“That’s where the novelist goes to work: between the lines. And those bits that are vanished from the record, or that perhaps never were on the record, the things that are never spoken aloud today, the phrases that are never exactly formulated that stay within the characters' heads, that’s where the novelist operates. It’s really where the historian has to say the door is closed on me, but the novelist can, as it were, sneak under the door and through the cracks.” – Hilary Mantel
“You write an extraordinary decapitation,” begins this enthralling conversation on the sixteenth century, royalty and the craft of writing historical fiction. In 2020, the third and final volume of Hilary Mantel’s magisterial Wolf Hall trilogy, The Mirror & The Light, brought her retelling of Thomas Cromwell’s rise and fall to an end over 900 astonishing pages. While her collection of essays Mantel Pieces, also published in 2020, spanned from her celebrated piece ‘Royal Bodies’ (linking Anne Boleyn and Kate Middleton) to some of the finest literary criticism around. Hilary joined Sydney Writers’ Festival from the UK to share her insights and literary methods with ABC Radio National’s Jonathan Green.
This podcast was recorded live at the 2021 Sydney Writers’ Festival and is available on all major podcast platforms.

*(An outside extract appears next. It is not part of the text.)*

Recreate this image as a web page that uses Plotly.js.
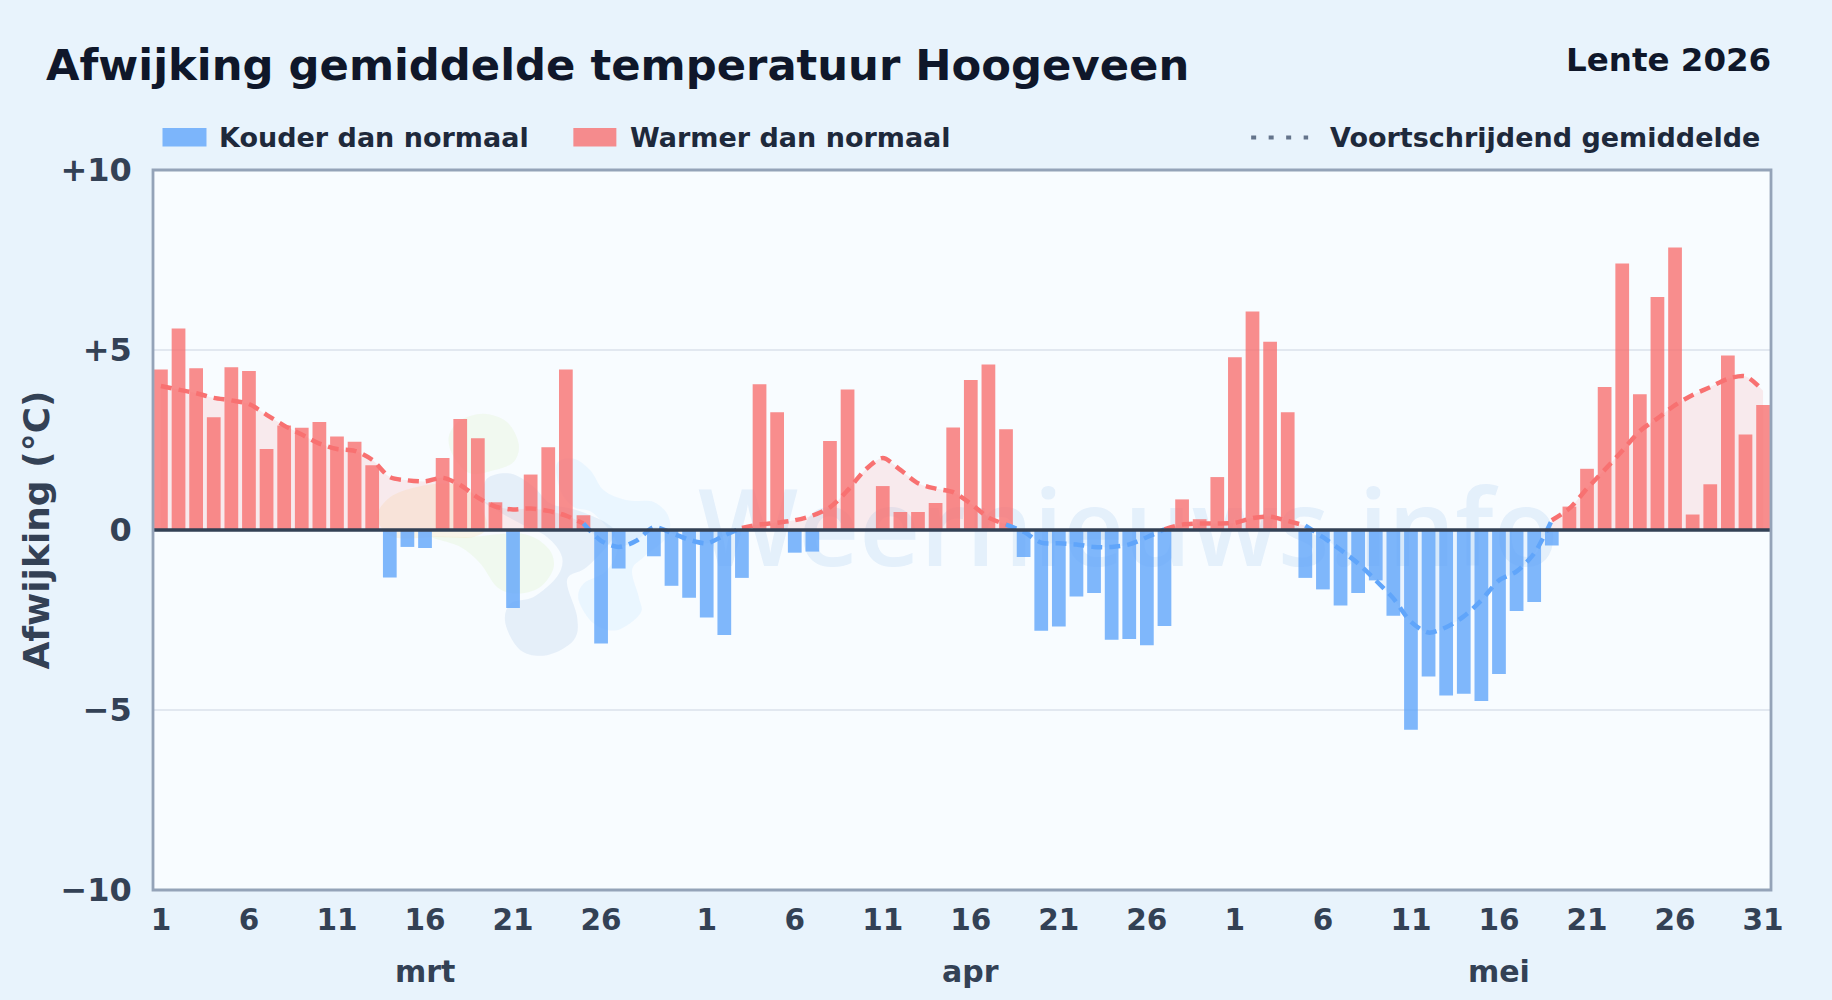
<!DOCTYPE html>
<html><head><meta charset="utf-8">
<script src="https://cdn.plot.ly/plotly-3.0.1.min.js"></script>
<style>html,body{margin:0;padding:0;background:#e8f3fc}#c{width:1832px;height:1000px}</style>
</head><body><div id="c"></div>
<script>
// Daily temperature deviation (°C), 1 March – 31 May
const anomalies = [
 4.46,5.60,4.49,3.13,4.52,4.42,2.25,2.90,2.84,3.00,2.60,2.45,1.80,-1.32,-0.47,-0.50,2.00,3.08,2.55,0.77,-2.17,1.54,2.30,4.46,0.41,-3.15,-1.07,0,-0.73,-1.55,-1.88,
 -2.43,-2.92,-1.33,4.05,3.27,-0.63,-0.60,2.47,3.90,0,1.22,0.50,0.50,0.75,2.85,4.17,4.60,2.80,-0.75,-2.80,-2.68,-1.85,-1.75,-3.05,-3.03,-3.20,-2.67,0.85,0.30,1.47,
 4.80,6.07,5.23,3.27,-1.33,-1.65,-2.10,-1.75,-1.40,-2.38,-5.55,-4.07,-4.60,-4.55,-4.75,-4.00,-2.25,-2.00,-0.43,0.65,1.70,3.97,7.40,3.77,6.47,7.85,0.43,1.27,4.85,2.65,3.47];
// Moving average read per day
const movingAvg = [
 4.0,3.9,3.8,3.67,3.6,3.5,3.2,2.9,2.65,2.4,2.25,2.2,1.95,1.47,1.38,1.35,1.45,1.25,0.9,0.65,0.57,0.6,0.53,0.4,0.18,-0.3,-0.47,-0.3,0.08,-0.08,-0.27,
 -0.37,-0.15,0.06,0.15,0.2,0.27,0.4,0.63,1.1,1.67,2.0,1.67,1.3,1.15,1.05,0.73,0.35,0.15,-0.05,-0.35,-0.37,-0.4,-0.47,-0.47,-0.4,-0.2,0.02,0.15,0.18,0.18,
 0.2,0.33,0.37,0.25,0.12,-0.2,-0.55,-0.93,-1.4,-1.9,-2.55,-2.85,-2.7,-2.4,-1.95,-1.4,-1.15,-0.65,0.27,0.6,1.15,1.67,2.2,2.75,3.1,3.47,3.75,3.97,4.2,4.27,3.87];
const xTickVals = [0,5,10,15,20,25,31,36,41,46,51,56,61,66,71,76,81,86,91];
const xTickText = ['1','6','11','16','21','26','1','6','11','16','21','26','1','6','11','16','21','26','31'];
const yTickVals = [10,5,0,-5,-10];
const yTickText = ['+10','+5','0','−5','−10'];
const monthNames = ['mrt','apr','mei'];
const monthCenters = [15,46,76];
const legendLabels = ['Kouder dan normaal','Warmer dan normaal','Voortschrijdend gemiddelde'];

const COLD='#60a5fa', WARM='#f87171';
const idx = anomalies.map((_,i)=>i);
const W=1832,H=1000,L=152.5,R=1771,T=169.5,B=890;
const px=x=>(x-L)/(R-L), py=y=>(B-y)/(B-T);
const F='"DejaVu Sans", sans-serif';

// split average into coloured runs: a step is blue when either end is below zero
function runs(test){
  const out=[];let cur=null;
  for(let i=0;i<movingAvg.length-1;i++){
    if(test(movingAvg[i],movingAvg[i+1])){
      if(!cur){cur={x:[i],y:[movingAvg[i]]};out.push(cur);}
      cur.x.push(i+1);cur.y.push(movingAvg[i+1]);
    } else cur=null;
  }
  return out;
}
const avgTrace=(r,color,fill)=>({type:'scatter',mode:'lines',x:r.x,y:r.y,fill:'tozeroy',fillcolor:fill,line:{color,width:4.5,shape:'spline',smoothing:0.8,dash:'11px,7px'},showlegend:false,hoverinfo:'skip',opacity:0.95});

const traces=[
 {type:'bar',x:idx,y:anomalies.map(v=>v<0?v:null),width:0.78,marker:{color:COLD,opacity:0.8,line:{width:0}},showlegend:false},
 {type:'bar',x:idx,y:anomalies.map(v=>v>=0?v:null),width:0.78,marker:{color:WARM,opacity:0.8,line:{width:0}},showlegend:false},
 ...runs((a,b)=>a>=0&&b>=0).map(r=>avgTrace(r,WARM,'rgba(248,113,113,0.13)')),
 ...runs((a,b)=>a<0||b<0).map(r=>avgTrace(r,COLD,'rgba(96,165,250,0.10)'))
];

// watermark logo: smooth closed blobs, outlines given in page pixels via a zoom-origin helper
const z=([a,b])=>[360+a/3,390+b/3];
function blob(zpts,fill){
  const p=zpts.map(z),n=p.length,f=q=>px(q[0]).toFixed(4)+','+py(q[1]).toFixed(4);
  let d='M'+f(p[0]);
  for(let i=0;i<n;i++){
    const a=p[(i-1+n)%n],b=p[i],c=p[(i+1)%n],e=p[(i+2)%n];
    const c1=[b[0]+(c[0]-a[0])/6,b[1]+(c[1]-a[1])/6],c2=[c[0]-(e[0]-b[0])/6,c[1]-(e[1]-b[1])/6];
    d+=' C'+f(c1)+' '+f(c2)+' '+f(c);
  }
  return {type:'path',xref:'paper',yref:'paper',layer:'below',fillcolor:fill,line:{width:0},path:d+' Z'};
}
const shapes=[
 blob([[590,220],[640,205],[690,240],[730,300],[800,330],[880,335],[925,380],[920,440],[850,500],[815,540],[835,620],[840,670],[770,720],[700,700],[655,630],[670,580],[740,540],[770,460],[700,370],[640,350],[600,300]],'rgba(205,232,255,0.32)'),
 blob([[370,330],[380,265],[450,250],[520,290],[570,340],[650,360],[740,400],[760,440],[680,530],[620,570],[650,680],[640,750],[560,795],[480,780],[435,700],[450,640],[520,620],[590,560],[605,500],[560,440],[480,400],[410,360]],'rgba(185,210,235,0.30)'),
 blob([[265,140],[300,90],[370,70],[440,95],[475,160],[460,215],[400,240],[330,250],[280,200]],'rgba(225,242,205,0.30)'),
 blob([[215,440],[330,440],[480,430],[560,470],[580,530],[540,590],[470,610],[410,590],[360,520],[300,470]],'rgba(225,242,205,0.32)'),
 blob([[50,380],[90,320],[170,290],[260,280],[330,300],[380,400],[340,440],[230,440],[100,440]],'rgba(250,228,190,0.35)'),
 // watermark wordmark sits beneath the bars
 {type:'rect',xref:'paper',yref:'paper',layer:'below',x0:px(700),x1:px(1556),y0:py(472),y1:py(592),fillcolor:'rgba(0,0,0,0)',line:{width:0},
  label:{text:'Weernieuws.info',textposition:'middle center',font:{family:'"Open Sans", sans-serif',size:106,color:'rgba(170,205,240,0.26)',weight:600}}},
 // zero line on top of the bars
 {type:'line',xref:'paper',yref:'y',x0:0,x1:1,y0:0,y1:0,layer:'above',line:{color:'#334155',width:3.5}},
 // plot frame, centred on the plot edges
 {type:'rect',xref:'paper',yref:'paper',x0:0,x1:1,y0:0,y1:1,layer:'above',fillcolor:'rgba(0,0,0,0)',line:{color:'#94a3b8',width:2.8}},
 // legend keys
 {type:'rect',xref:'paper',yref:'paper',x0:px(162),x1:px(206),y0:py(127.5),y1:py(146),fillcolor:COLD,opacity:0.8,line:{width:0}},
 {type:'rect',xref:'paper',yref:'paper',x0:px(573),x1:px(616),y0:py(127.5),y1:py(146),fillcolor:WARM,opacity:0.8,line:{width:0}},
 {type:'line',xref:'paper',yref:'paper',x0:px(1251),x1:px(1308),y0:py(137),y1:py(137),line:{color:'#64748b',width:4,dash:'5px,12.5px'}}
];

const ann=(text,x,y,size,color,anchor)=>({text,x,y,xref:'paper',yref:'paper',xanchor:anchor||'left',yanchor:'middle',showarrow:false,font:{family:F,size,color,weight:700}});
const annotations=[
 ann('Lente 2026',px(1773),py(59.5),32.5,'#0f172a','right'),
 ann(legendLabels[0],px(217),py(137),27,'#1e293b'),
 ann(legendLabels[1],px(628),py(137),27,'#1e293b'),
 ann(legendLabels[2],px(1327.5),py(137),27,'#1e293b'),
 ...monthNames.map((m,i)=>({text:m,x:monthCenters[i],xref:'x',y:py(972),yref:'paper',xanchor:'center',yanchor:'middle',showarrow:false,font:{family:F,size:30,color:'#334155',weight:700}}))
];

const layout={
 width:W,height:H,paper_bgcolor:'#e8f3fc',plot_bgcolor:'#f8fcff',
 margin:{l:L,r:W-R,t:T,b:H-B,pad:0},
 barmode:'overlay',showlegend:false,
 title:{text:'Afwijking gemiddelde temperatuur Hoogeveen',x:46/W,xanchor:'left',xref:'container',y:1-65/H,yref:'container',yanchor:'middle',font:{family:F,size:43.3,color:'#0f172a',weight:700}},
 xaxis:{range:[-0.45,91.45],tickmode:'array',tickvals:xTickVals,ticktext:xTickText,showgrid:false,zeroline:false,showline:true,linecolor:'rgba(0,0,0,0)',linewidth:2.5,ticks:'',tickfont:{family:F,size:29.5,color:'#334155',weight:700},ticklabelstandoff:2},
 yaxis:{range:[-10,10],tickmode:'array',tickvals:yTickVals,ticktext:yTickText,showgrid:true,gridcolor:'#e2e8f0',gridwidth:2,zeroline:false,showline:true,linecolor:'rgba(0,0,0,0)',linewidth:2.5,ticks:'',ticklabelstandoff:12,tickfont:{family:F,size:32,color:'#334155',weight:700},
  title:{text:'Afwijking (°C)',standoff:0,font:{family:F,size:36,color:'#334155',weight:700}}},
 shapes,annotations,hovermode:false
};
Plotly.newPlot('c',traces,layout,{displayModeBar:false,responsive:false});
</script></body></html>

Hilary Mantel (International)
Hilary Mantel is the two-time winner of the Booker Prize for her bestselling novels, Wolf Hall, and its sequel, Bring Up the Bodies, which also won the 2012 Costa Book of the Year. Playful Productions/Royal Shakespeare Company adapted Wolf Hall and Bring Up the Bodies for the stage. Wolf Hall has been translated into 36 languages, Bring Up the Bodies 31 languages and sales for both books have reached over 5 million worldwide. The conclusion to the Wolf Hall trilogy, The Mirror & the Light was published in 2020 to huge critical acclaim and became a number one fiction bestseller. Hilary Mantel is the author of fifteen books, including A Place of Greater Safety, Beyond Black and the memoir Giving up the Ghost. Her collection of essays and memoir Mantel Pieces was published in October 2020.
Jonathan Green (Australian)
Meanjin Editor Jonathan Green has been an editor, writer, commentator and broadcaster in a 40-year career as a journalist, beginning with a cadetship at The Canberra Times and taking in various Australian dailies: the Melbourne Herald, The Herald Sun, the Sunday Herald, The Sunday Age and 15 years at The Age. Jonathan left The Age in 2006 to edit Crikey. After three years there, he moved to the ABC as founding editor of ABC Online’s The Drum. He now presents Blueprint for Living on ABC Radio National. He is the author of Around Australia In 80 Days (2004) and The Year My Politics Broke (2013). He has been Editor of Meanjin since 2015.